Copy everything in the listing below word for word, apart from any images.

### [RAW DATA]
::::::::

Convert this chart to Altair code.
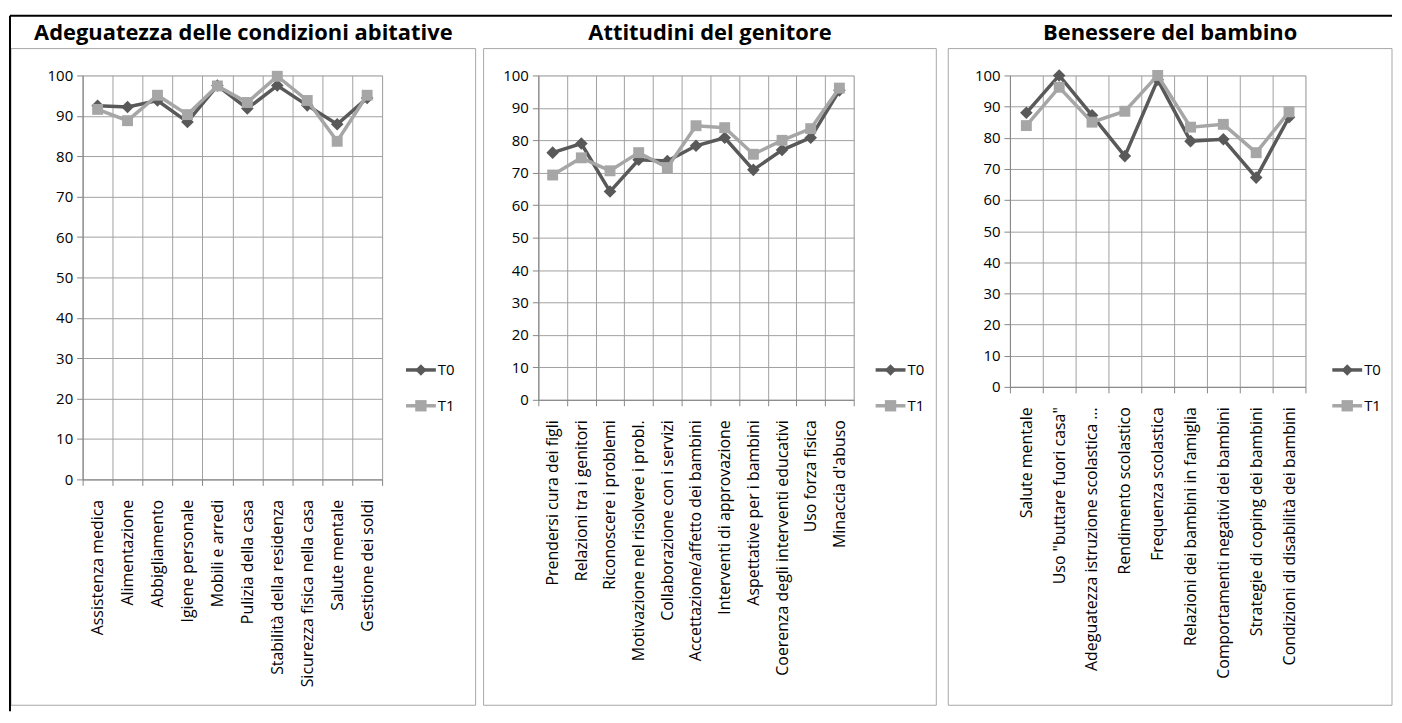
import altair as alt
import pandas as pd

SERIES = ["T0", "T1"]
COLORS = ["#595959", "#a6a6a6"]
SHAPES = ["diamond", "square"]

title1 = "Adeguatezza delle condizioni abitative"
cats1 = ["Assistenza medica", "Alimentazione", "Abbigliamento", "Igiene personale",
         "Mobili e arredi", "Pulizia della casa", "Stabilità della residenza",
         "Sicurezza fisica nella casa", "Salute mentale", "Gestione dei soldi"]
t0_1 = [92.5, 92.2, 93.8, 88.5, 97.5, 91.8, 97.5, 92.6, 87.9, 94.4]
t1_1 = [91.6, 88.8, 95.1, 90.3, 97.4, 93.3, 99.8, 93.8, 83.7, 95.1]

title2 = "Attitudini del genitore"
cats2 = ["Prendersi cura dei figli", "Relazioni tra i genitori", "Riconoscere i problemi",
         "Motivazione nel risolvere i probl.", "Collaborazione  con i servizi",
         "Accettazione/affetto  dei bambini", "Interventi di approvazione",
         "Aspettative per i bambini", "Coerenza degli interventi educativi",
         "Uso forza fisica", "Minaccia d'abuso"]
t0_2 = [76.2, 79.0, 64.2, 74.0, 73.6, 78.3, 80.8, 70.9, 77.0, 80.8, 95.4]
t1_2 = [69.3, 74.6, 70.6, 76.2, 71.6, 84.5, 83.9, 75.7, 80.0, 83.6, 96.1]

title3 = "Benessere del bambino"
cats3 = ["Salute mentale", "Uso \"buttare fuori casa\"", "Adeguatezza istruzione scolastica …",
         "Rendimento scolastico", "Frequenza scolastica", "Relazioni dei bambini in famiglia",
         "Comportamenti negativi dei bambini", "Strategie di coping dei bambini",
         "Condizioni di disabilità dei bambini"]
t0_3 = [88.0, 100.0, 87.2, 74.1, 98.6, 78.9, 79.5, 67.2, 86.6]
t1_3 = [83.9, 96.2, 85.0, 88.5, 100.0, 83.4, 84.3, 75.2, 88.3]

y_ticks = list(range(0, 101, 10))

GRID = "#a0a0a0"
AXIS = "#868686"
BOX = "#a6a6a6"
LABEL_FONT = "Open Sans"

color_scale = alt.Scale(domain=SERIES, range=COLORS)


def long_df(cats, t0, t1):
    rows = []
    for i, (c, a, b) in enumerate(zip(cats, t0, t1)):
        rows.append({"cat": c, "idx": i, "series": "T0", "value": a})
        rows.append({"cat": c, "idx": i, "series": "T1", "value": b})
    return pd.DataFrame(rows)


def panel(title, cats, t0, t1, W, H, box, legend_dx, frame=False):
    df = long_df(cats, t0, t1)
    x = alt.X("cat:N", sort=cats,
              scale=alt.Scale(paddingInner=0, paddingOuter=0),
              axis=alt.Axis(title=None, labelAngle=-90, labelFont=LABEL_FONT, labelFontSize=16,
                            labelColor="black", labelLimit=400, labelPadding=14,
                            tickBand="extent", grid=True, gridColor=GRID, tickColor=AXIS,
                            domainColor=AXIS, tickSize=6, labelOverlap=False))
    y = alt.Y("value:Q", scale=alt.Scale(domain=[0, 100], nice=False),
              axis=alt.Axis(title=None, values=y_ticks, grid=True, gridColor=GRID,
                            tickColor=AXIS, domainColor=AXIS, tickSize=6,
                            labelFont=LABEL_FONT, labelFontSize=15, labelColor="black",
                            labelPadding=4))
    color = alt.Color("series:N", scale=color_scale, legend=None)
    base = alt.Chart(df)
    layers = []
    for s, shp, sz in zip(SERIES, SHAPES, [160, 120]):
        sub = base.transform_filter(alt.datum.series == s)
        layers.append(sub.mark_line(strokeWidth=3.5).encode(
            x=x, y=y, color=color, order=alt.Order("idx:Q")))
        layers.append(sub.mark_point(filled=True, opacity=1, shape=shp, size=sz).encode(
            x=x, y=y, color=color))
    main = alt.layer(*layers)

    leg_df = pd.DataFrame({"series": SERIES})
    ly = alt.Y("series:N", scale=alt.Scale(type="point", domain=SERIES, range=[296, 332], padding=0),
               axis=None)
    leg = alt.Chart(leg_df)
    legend = alt.layer(
        leg.mark_rule(strokeWidth=3.5).encode(
            x=alt.value(W + legend_dx), x2=alt.value(W + legend_dx + 30), y=ly, color=color),
        leg.mark_point(filled=True, opacity=1, size=130).encode(
            x=alt.value(W + legend_dx + 15), y=ly, color=color,
            shape=alt.Shape("series:N", scale=alt.Scale(domain=SERIES, range=SHAPES), legend=None)),
        leg.mark_text(align="left", baseline="middle", fontSize=15, font=LABEL_FONT,
                      color="black").encode(
            x=alt.value(W + legend_dx + 32), y=ly, text="series:N"),
    )

    one = pd.DataFrame({"k": [0], "title": [title]})
    deco = [alt.Chart(one).mark_rect(fillOpacity=0, stroke=BOX, strokeWidth=1).encode(
        x=alt.value(box[0]), x2=alt.value(box[1]), y=alt.value(box[2]), y2=alt.value(box[3]))]
    if frame:
        deco.append(alt.Chart(one).mark_rule(color="black", strokeWidth=2).encode(
            x=alt.value(-73), x2=alt.value(1316), y=alt.value(-60)))
        deco.append(alt.Chart(one).mark_rule(color="black", strokeWidth=2).encode(
            x=alt.value(-73), y=alt.value(-60), y2=alt.value(639)))
    deco.append(alt.Chart(one).mark_text(align="center", baseline="alphabetic", font=LABEL_FONT,
                                         fontSize=22, fontWeight="bold", color="black").encode(
        x=alt.value((box[0] + box[1]) / 2), y=alt.value(-36), text="title:N"))

    return alt.layer(*deco, main, legend).resolve_scale(y="independent").properties(
        width=W, height=H)


p1 = panel(title1, cats1, t0_1, t1_1, 301, 406, (-72, 395, -27, 633), 24, frame=True)
p2 = panel(title2, cats2, t0_2, t1_2, 317, 326, (-55, 400, -27, 633), 22)
p3 = panel(title3, cats3, t0_3, t1_3, 297, 313, (-62, 384, -27, 633), 27)

chart = alt.hconcat(p1, p2, p3, spacing=157, bounds="flush").properties(
    padding={"left": 0, "top": 4, "right": 0, "bottom": 0}
).configure_view(stroke=GRID).configure(background="white")

chart.save("out.html", embed_options={"renderer": "svg", "actions": False})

::::::::

### [OUTPUT BELOW]
Convert this chart to Altair code.
import altair as alt
import pandas as pd

SERIES = ["T0", "T1"]
COLORS = ["#595959", "#a6a6a6"]
SHAPES = ["diamond", "square"]

title1 = "Adeguatezza delle condizioni abitative"
cats1 = ["Assistenza medica", "Alimentazione", "Abbigliamento", "Igiene personale",
         "Mobili e arredi", "Pulizia della casa", "Stabilità della residenza",
         "Sicurezza fisica nella casa", "Salute mentale", "Gestione dei soldi"]
t0_1 = [92.5, 92.2, 93.8, 88.5, 97.5, 91.8, 97.5, 92.6, 87.9, 94.4]
t1_1 = [91.6, 88.8, 95.1, 90.3, 97.4, 93.3, 99.8, 93.8, 83.7, 95.1]

title2 = "Attitudini del genitore"
cats2 = ["Prendersi cura dei figli", "Relazioni tra i genitori", "Riconoscere i problemi",
         "Motivazione nel risolvere i probl.", "Collaborazione  con i servizi",
         "Accettazione/affetto  dei bambini", "Interventi di approvazione",
         "Aspettative per i bambini", "Coerenza degli interventi educativi",
         "Uso forza fisica", "Minaccia d'abuso"]
t0_2 = [76.2, 79.0, 64.2, 74.0, 73.6, 78.3, 80.8, 70.9, 77.0, 80.8, 95.4]
t1_2 = [69.3, 74.6, 70.6, 76.2, 71.6, 84.5, 83.9, 75.7, 80.0, 83.6, 96.1]

title3 = "Benessere del bambino"
cats3 = ["Salute mentale", "Uso \"buttare fuori casa\"", "Adeguatezza istruzione scolastica …",
         "Rendimento scolastico", "Frequenza scolastica", "Relazioni dei bambini in famiglia",
         "Comportamenti negativi dei bambini", "Strategie di coping dei bambini",
         "Condizioni di disabilità dei bambini"]
t0_3 = [88.0, 100.0, 87.2, 74.1, 98.6, 78.9, 79.5, 67.2, 86.6]
t1_3 = [83.9, 96.2, 85.0, 88.5, 100.0, 83.4, 84.3, 75.2, 88.3]

y_ticks = list(range(0, 101, 10))

GRID = "#a0a0a0"
AXIS = "#868686"
BOX = "#a6a6a6"
LABEL_FONT = "Open Sans"

color_scale = alt.Scale(domain=SERIES, range=COLORS)


def long_df(cats, t0, t1):
    rows = []
    for i, (c, a, b) in enumerate(zip(cats, t0, t1)):
        rows.append({"cat": c, "idx": i, "series": "T0", "value": a})
        rows.append({"cat": c, "idx": i, "series": "T1", "value": b})
    return pd.DataFrame(rows)


def panel(title, cats, t0, t1, W, H, box, legend_dx, frame=False):
    df = long_df(cats, t0, t1)
    x = alt.X("cat:N", sort=cats,
              scale=alt.Scale(paddingInner=0, paddingOuter=0),
              axis=alt.Axis(title=None, labelAngle=-90, labelFont=LABEL_FONT, labelFontSize=16,
                            labelColor="black", labelLimit=400, labelPadding=14,
                            tickBand="extent", grid=True, gridColor=GRID, tickColor=AXIS,
                            domainColor=AXIS, tickSize=6, labelOverlap=False))
    y = alt.Y("value:Q", scale=alt.Scale(domain=[0, 100], nice=False),
              axis=alt.Axis(title=None, values=y_ticks, grid=True, gridColor=GRID,
                            tickColor=AXIS, domainColor=AXIS, tickSize=6,
                            labelFont=LABEL_FONT, labelFontSize=15, labelColor="black",
                            labelPadding=4))
    color = alt.Color("series:N", scale=color_scale, legend=None)
    base = alt.Chart(df)
    layers = []
    for s, shp, sz in zip(SERIES, SHAPES, [160, 120]):
        sub = base.transform_filter(alt.datum.series == s)
        layers.append(sub.mark_line(strokeWidth=3.5).encode(
            x=x, y=y, color=color, order=alt.Order("idx:Q")))
        layers.append(sub.mark_point(filled=True, opacity=1, shape=shp, size=sz).encode(
            x=x, y=y, color=color))
    main = alt.layer(*layers)

    leg_df = pd.DataFrame({"series": SERIES})
    ly = alt.Y("series:N", scale=alt.Scale(type="point", domain=SERIES, range=[296, 332], padding=0),
               axis=None)
    leg = alt.Chart(leg_df)
    legend = alt.layer(
        leg.mark_rule(strokeWidth=3.5).encode(
            x=alt.value(W + legend_dx), x2=alt.value(W + legend_dx + 30), y=ly, color=color),
        leg.mark_point(filled=True, opacity=1, size=130).encode(
            x=alt.value(W + legend_dx + 15), y=ly, color=color,
            shape=alt.Shape("series:N", scale=alt.Scale(domain=SERIES, range=SHAPES), legend=None)),
        leg.mark_text(align="left", baseline="middle", fontSize=15, font=LABEL_FONT,
                      color="black").encode(
            x=alt.value(W + legend_dx + 32), y=ly, text="series:N"),
    )

    one = pd.DataFrame({"k": [0], "title": [title]})
    deco = [alt.Chart(one).mark_rect(fillOpacity=0, stroke=BOX, strokeWidth=1).encode(
        x=alt.value(box[0]), x2=alt.value(box[1]), y=alt.value(box[2]), y2=alt.value(box[3]))]
    if frame:
        deco.append(alt.Chart(one).mark_rule(color="black", strokeWidth=2).encode(
            x=alt.value(-73), x2=alt.value(1316), y=alt.value(-60)))
        deco.append(alt.Chart(one).mark_rule(color="black", strokeWidth=2).encode(
            x=alt.value(-73), y=alt.value(-60), y2=alt.value(639)))
    deco.append(alt.Chart(one).mark_text(align="center", baseline="alphabetic", font=LABEL_FONT,
                                         fontSize=22, fontWeight="bold", color="black").encode(
        x=alt.value((box[0] + box[1]) / 2), y=alt.value(-36), text="title:N"))

    return alt.layer(*deco, main, legend).resolve_scale(y="independent").properties(
        width=W, height=H)


p1 = panel(title1, cats1, t0_1, t1_1, 301, 406, (-72, 395, -27, 633), 24, frame=True)
p2 = panel(title2, cats2, t0_2, t1_2, 317, 326, (-55, 400, -27, 633), 22)
p3 = panel(title3, cats3, t0_3, t1_3, 297, 313, (-62, 384, -27, 633), 27)

chart = alt.hconcat(p1, p2, p3, spacing=157, bounds="flush").properties(
    padding={"left": 0, "top": 4, "right": 0, "bottom": 0}
).configure_view(stroke=GRID).configure(background="white")

chart.save("out.html", embed_options={"renderer": "svg", "actions": False})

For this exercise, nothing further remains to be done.